» COLLECTED MATERIAL:
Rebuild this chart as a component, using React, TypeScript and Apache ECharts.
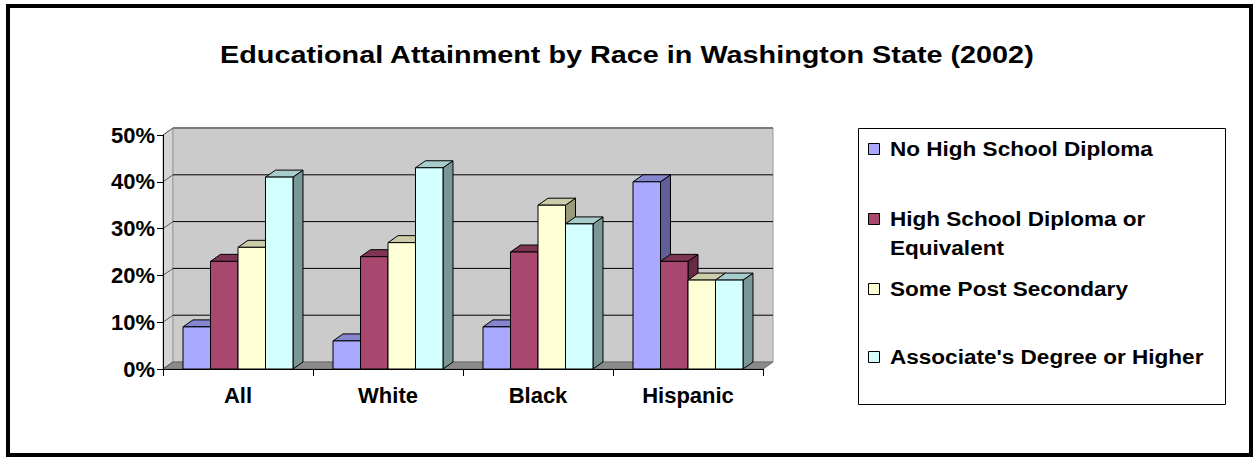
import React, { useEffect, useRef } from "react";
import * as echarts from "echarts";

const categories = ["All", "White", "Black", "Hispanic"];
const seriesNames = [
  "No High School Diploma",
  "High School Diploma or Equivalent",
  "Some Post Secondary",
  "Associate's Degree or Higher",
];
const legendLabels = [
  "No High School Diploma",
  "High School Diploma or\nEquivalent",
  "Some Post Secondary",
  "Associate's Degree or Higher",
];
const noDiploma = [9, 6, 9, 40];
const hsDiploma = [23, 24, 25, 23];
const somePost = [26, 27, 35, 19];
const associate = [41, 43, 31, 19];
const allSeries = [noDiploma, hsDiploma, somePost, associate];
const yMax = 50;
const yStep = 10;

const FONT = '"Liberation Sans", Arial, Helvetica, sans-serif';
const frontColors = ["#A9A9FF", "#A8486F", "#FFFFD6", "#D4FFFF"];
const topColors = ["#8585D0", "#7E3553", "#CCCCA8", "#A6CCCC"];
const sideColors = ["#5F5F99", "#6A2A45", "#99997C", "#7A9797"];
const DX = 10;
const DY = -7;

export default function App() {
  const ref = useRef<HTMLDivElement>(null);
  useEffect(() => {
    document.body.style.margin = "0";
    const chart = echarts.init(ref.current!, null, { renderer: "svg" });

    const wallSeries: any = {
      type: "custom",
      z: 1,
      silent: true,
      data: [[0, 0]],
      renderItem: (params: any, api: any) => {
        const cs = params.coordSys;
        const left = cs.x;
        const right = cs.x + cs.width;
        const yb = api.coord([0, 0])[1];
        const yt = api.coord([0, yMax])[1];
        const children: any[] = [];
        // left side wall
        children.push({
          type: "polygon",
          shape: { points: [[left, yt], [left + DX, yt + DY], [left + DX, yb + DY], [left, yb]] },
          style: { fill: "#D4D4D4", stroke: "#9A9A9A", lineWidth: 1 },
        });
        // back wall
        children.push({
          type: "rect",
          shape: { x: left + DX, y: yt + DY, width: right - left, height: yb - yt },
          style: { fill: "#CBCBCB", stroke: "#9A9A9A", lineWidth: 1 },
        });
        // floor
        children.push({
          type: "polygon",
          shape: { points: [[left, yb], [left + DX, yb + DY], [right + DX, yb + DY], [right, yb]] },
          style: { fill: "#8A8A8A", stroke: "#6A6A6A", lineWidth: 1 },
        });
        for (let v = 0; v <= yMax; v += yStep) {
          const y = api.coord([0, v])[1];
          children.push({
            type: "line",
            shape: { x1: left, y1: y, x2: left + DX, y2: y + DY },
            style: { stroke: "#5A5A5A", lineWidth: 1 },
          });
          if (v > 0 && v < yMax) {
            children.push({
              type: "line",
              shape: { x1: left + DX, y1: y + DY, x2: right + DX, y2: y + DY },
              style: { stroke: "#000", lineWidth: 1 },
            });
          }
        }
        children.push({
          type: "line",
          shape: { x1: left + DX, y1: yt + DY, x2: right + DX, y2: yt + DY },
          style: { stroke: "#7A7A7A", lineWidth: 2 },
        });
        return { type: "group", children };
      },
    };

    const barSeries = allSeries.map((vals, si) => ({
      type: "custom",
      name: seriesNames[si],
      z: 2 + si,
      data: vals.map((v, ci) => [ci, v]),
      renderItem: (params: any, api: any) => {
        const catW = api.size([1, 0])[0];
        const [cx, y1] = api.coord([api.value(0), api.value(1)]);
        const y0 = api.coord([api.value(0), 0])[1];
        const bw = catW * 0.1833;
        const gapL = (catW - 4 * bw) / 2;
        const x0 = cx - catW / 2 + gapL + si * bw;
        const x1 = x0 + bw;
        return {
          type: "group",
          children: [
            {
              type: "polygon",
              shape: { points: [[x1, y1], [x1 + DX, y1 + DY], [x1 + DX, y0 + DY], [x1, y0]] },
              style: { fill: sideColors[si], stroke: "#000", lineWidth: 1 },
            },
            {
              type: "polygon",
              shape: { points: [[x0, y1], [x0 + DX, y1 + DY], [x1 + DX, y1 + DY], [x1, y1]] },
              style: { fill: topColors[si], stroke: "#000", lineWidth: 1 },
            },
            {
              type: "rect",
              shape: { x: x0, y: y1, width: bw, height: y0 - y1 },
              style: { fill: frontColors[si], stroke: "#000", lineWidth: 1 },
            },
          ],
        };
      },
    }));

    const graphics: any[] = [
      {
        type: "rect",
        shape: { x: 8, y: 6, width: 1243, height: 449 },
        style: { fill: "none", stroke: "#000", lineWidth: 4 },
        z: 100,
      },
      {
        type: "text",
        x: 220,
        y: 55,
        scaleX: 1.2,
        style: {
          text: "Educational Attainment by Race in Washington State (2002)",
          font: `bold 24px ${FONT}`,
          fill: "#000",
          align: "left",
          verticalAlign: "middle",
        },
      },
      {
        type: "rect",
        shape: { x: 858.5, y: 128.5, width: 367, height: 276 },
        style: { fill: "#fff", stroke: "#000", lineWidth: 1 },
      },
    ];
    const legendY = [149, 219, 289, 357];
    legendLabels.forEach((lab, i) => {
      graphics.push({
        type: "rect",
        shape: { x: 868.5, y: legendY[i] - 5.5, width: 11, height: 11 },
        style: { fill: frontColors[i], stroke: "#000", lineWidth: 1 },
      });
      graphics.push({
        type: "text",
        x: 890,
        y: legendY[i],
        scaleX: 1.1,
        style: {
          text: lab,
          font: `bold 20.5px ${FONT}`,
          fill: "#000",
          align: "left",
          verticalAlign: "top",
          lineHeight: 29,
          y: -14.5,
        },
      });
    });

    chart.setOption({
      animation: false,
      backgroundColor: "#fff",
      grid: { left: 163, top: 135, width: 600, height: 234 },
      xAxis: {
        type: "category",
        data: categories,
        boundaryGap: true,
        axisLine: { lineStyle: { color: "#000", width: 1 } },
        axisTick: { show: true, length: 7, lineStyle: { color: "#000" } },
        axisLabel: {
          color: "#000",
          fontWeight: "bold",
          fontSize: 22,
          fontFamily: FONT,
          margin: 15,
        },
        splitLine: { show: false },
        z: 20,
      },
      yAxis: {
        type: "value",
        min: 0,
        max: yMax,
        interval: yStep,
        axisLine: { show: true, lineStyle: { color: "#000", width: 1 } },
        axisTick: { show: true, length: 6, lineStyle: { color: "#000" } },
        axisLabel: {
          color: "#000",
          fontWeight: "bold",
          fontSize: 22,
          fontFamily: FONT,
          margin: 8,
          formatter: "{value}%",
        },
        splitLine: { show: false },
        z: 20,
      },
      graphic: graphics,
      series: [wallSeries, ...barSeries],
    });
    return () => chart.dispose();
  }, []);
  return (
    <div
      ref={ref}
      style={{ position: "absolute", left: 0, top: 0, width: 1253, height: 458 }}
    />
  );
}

» GIVEN INSTRUCTION:
Leave the images out and output the remaining material exactly as it stands.

» SOLUTION:
Rebuild this chart as a component, using React, TypeScript and Apache ECharts.
import React, { useEffect, useRef } from "react";
import * as echarts from "echarts";

const categories = ["All", "White", "Black", "Hispanic"];
const seriesNames = [
  "No High School Diploma",
  "High School Diploma or Equivalent",
  "Some Post Secondary",
  "Associate's Degree or Higher",
];
const legendLabels = [
  "No High School Diploma",
  "High School Diploma or\nEquivalent",
  "Some Post Secondary",
  "Associate's Degree or Higher",
];
const noDiploma = [9, 6, 9, 40];
const hsDiploma = [23, 24, 25, 23];
const somePost = [26, 27, 35, 19];
const associate = [41, 43, 31, 19];
const allSeries = [noDiploma, hsDiploma, somePost, associate];
const yMax = 50;
const yStep = 10;

const FONT = '"Liberation Sans", Arial, Helvetica, sans-serif';
const frontColors = ["#A9A9FF", "#A8486F", "#FFFFD6", "#D4FFFF"];
const topColors = ["#8585D0", "#7E3553", "#CCCCA8", "#A6CCCC"];
const sideColors = ["#5F5F99", "#6A2A45", "#99997C", "#7A9797"];
const DX = 10;
const DY = -7;

export default function App() {
  const ref = useRef<HTMLDivElement>(null);
  useEffect(() => {
    document.body.style.margin = "0";
    const chart = echarts.init(ref.current!, null, { renderer: "svg" });

    const wallSeries: any = {
      type: "custom",
      z: 1,
      silent: true,
      data: [[0, 0]],
      renderItem: (params: any, api: any) => {
        const cs = params.coordSys;
        const left = cs.x;
        const right = cs.x + cs.width;
        const yb = api.coord([0, 0])[1];
        const yt = api.coord([0, yMax])[1];
        const children: any[] = [];
        // left side wall
        children.push({
          type: "polygon",
          shape: { points: [[left, yt], [left + DX, yt + DY], [left + DX, yb + DY], [left, yb]] },
          style: { fill: "#D4D4D4", stroke: "#9A9A9A", lineWidth: 1 },
        });
        // back wall
        children.push({
          type: "rect",
          shape: { x: left + DX, y: yt + DY, width: right - left, height: yb - yt },
          style: { fill: "#CBCBCB", stroke: "#9A9A9A", lineWidth: 1 },
        });
        // floor
        children.push({
          type: "polygon",
          shape: { points: [[left, yb], [left + DX, yb + DY], [right + DX, yb + DY], [right, yb]] },
          style: { fill: "#8A8A8A", stroke: "#6A6A6A", lineWidth: 1 },
        });
        for (let v = 0; v <= yMax; v += yStep) {
          const y = api.coord([0, v])[1];
          children.push({
            type: "line",
            shape: { x1: left, y1: y, x2: left + DX, y2: y + DY },
            style: { stroke: "#5A5A5A", lineWidth: 1 },
          });
          if (v > 0 && v < yMax) {
            children.push({
              type: "line",
              shape: { x1: left + DX, y1: y + DY, x2: right + DX, y2: y + DY },
              style: { stroke: "#000", lineWidth: 1 },
            });
          }
        }
        children.push({
          type: "line",
          shape: { x1: left + DX, y1: yt + DY, x2: right + DX, y2: yt + DY },
          style: { stroke: "#7A7A7A", lineWidth: 2 },
        });
        return { type: "group", children };
      },
    };

    const barSeries = allSeries.map((vals, si) => ({
      type: "custom",
      name: seriesNames[si],
      z: 2 + si,
      data: vals.map((v, ci) => [ci, v]),
      renderItem: (params: any, api: any) => {
        const catW = api.size([1, 0])[0];
        const [cx, y1] = api.coord([api.value(0), api.value(1)]);
        const y0 = api.coord([api.value(0), 0])[1];
        const bw = catW * 0.1833;
        const gapL = (catW - 4 * bw) / 2;
        const x0 = cx - catW / 2 + gapL + si * bw;
        const x1 = x0 + bw;
        return {
          type: "group",
          children: [
            {
              type: "polygon",
              shape: { points: [[x1, y1], [x1 + DX, y1 + DY], [x1 + DX, y0 + DY], [x1, y0]] },
              style: { fill: sideColors[si], stroke: "#000", lineWidth: 1 },
            },
            {
              type: "polygon",
              shape: { points: [[x0, y1], [x0 + DX, y1 + DY], [x1 + DX, y1 + DY], [x1, y1]] },
              style: { fill: topColors[si], stroke: "#000", lineWidth: 1 },
            },
            {
              type: "rect",
              shape: { x: x0, y: y1, width: bw, height: y0 - y1 },
              style: { fill: frontColors[si], stroke: "#000", lineWidth: 1 },
            },
          ],
        };
      },
    }));

    const graphics: any[] = [
      {
        type: "rect",
        shape: { x: 8, y: 6, width: 1243, height: 449 },
        style: { fill: "none", stroke: "#000", lineWidth: 4 },
        z: 100,
      },
      {
        type: "text",
        x: 220,
        y: 55,
        scaleX: 1.2,
        style: {
          text: "Educational Attainment by Race in Washington State (2002)",
          font: `bold 24px ${FONT}`,
          fill: "#000",
          align: "left",
          verticalAlign: "middle",
        },
      },
      {
        type: "rect",
        shape: { x: 858.5, y: 128.5, width: 367, height: 276 },
        style: { fill: "#fff", stroke: "#000", lineWidth: 1 },
      },
    ];
    const legendY = [149, 219, 289, 357];
    legendLabels.forEach((lab, i) => {
      graphics.push({
        type: "rect",
        shape: { x: 868.5, y: legendY[i] - 5.5, width: 11, height: 11 },
        style: { fill: frontColors[i], stroke: "#000", lineWidth: 1 },
      });
      graphics.push({
        type: "text",
        x: 890,
        y: legendY[i],
        scaleX: 1.1,
        style: {
          text: lab,
          font: `bold 20.5px ${FONT}`,
          fill: "#000",
          align: "left",
          verticalAlign: "top",
          lineHeight: 29,
          y: -14.5,
        },
      });
    });

    chart.setOption({
      animation: false,
      backgroundColor: "#fff",
      grid: { left: 163, top: 135, width: 600, height: 234 },
      xAxis: {
        type: "category",
        data: categories,
        boundaryGap: true,
        axisLine: { lineStyle: { color: "#000", width: 1 } },
        axisTick: { show: true, length: 7, lineStyle: { color: "#000" } },
        axisLabel: {
          color: "#000",
          fontWeight: "bold",
          fontSize: 22,
          fontFamily: FONT,
          margin: 15,
        },
        splitLine: { show: false },
        z: 20,
      },
      yAxis: {
        type: "value",
        min: 0,
        max: yMax,
        interval: yStep,
        axisLine: { show: true, lineStyle: { color: "#000", width: 1 } },
        axisTick: { show: true, length: 6, lineStyle: { color: "#000" } },
        axisLabel: {
          color: "#000",
          fontWeight: "bold",
          fontSize: 22,
          fontFamily: FONT,
          margin: 8,
          formatter: "{value}%",
        },
        splitLine: { show: false },
        z: 20,
      },
      graphic: graphics,
      series: [wallSeries, ...barSeries],
    });
    return () => chart.dispose();
  }, []);
  return (
    <div
      ref={ref}
      style={{ position: "absolute", left: 0, top: 0, width: 1253, height: 458 }}
    />
  );
}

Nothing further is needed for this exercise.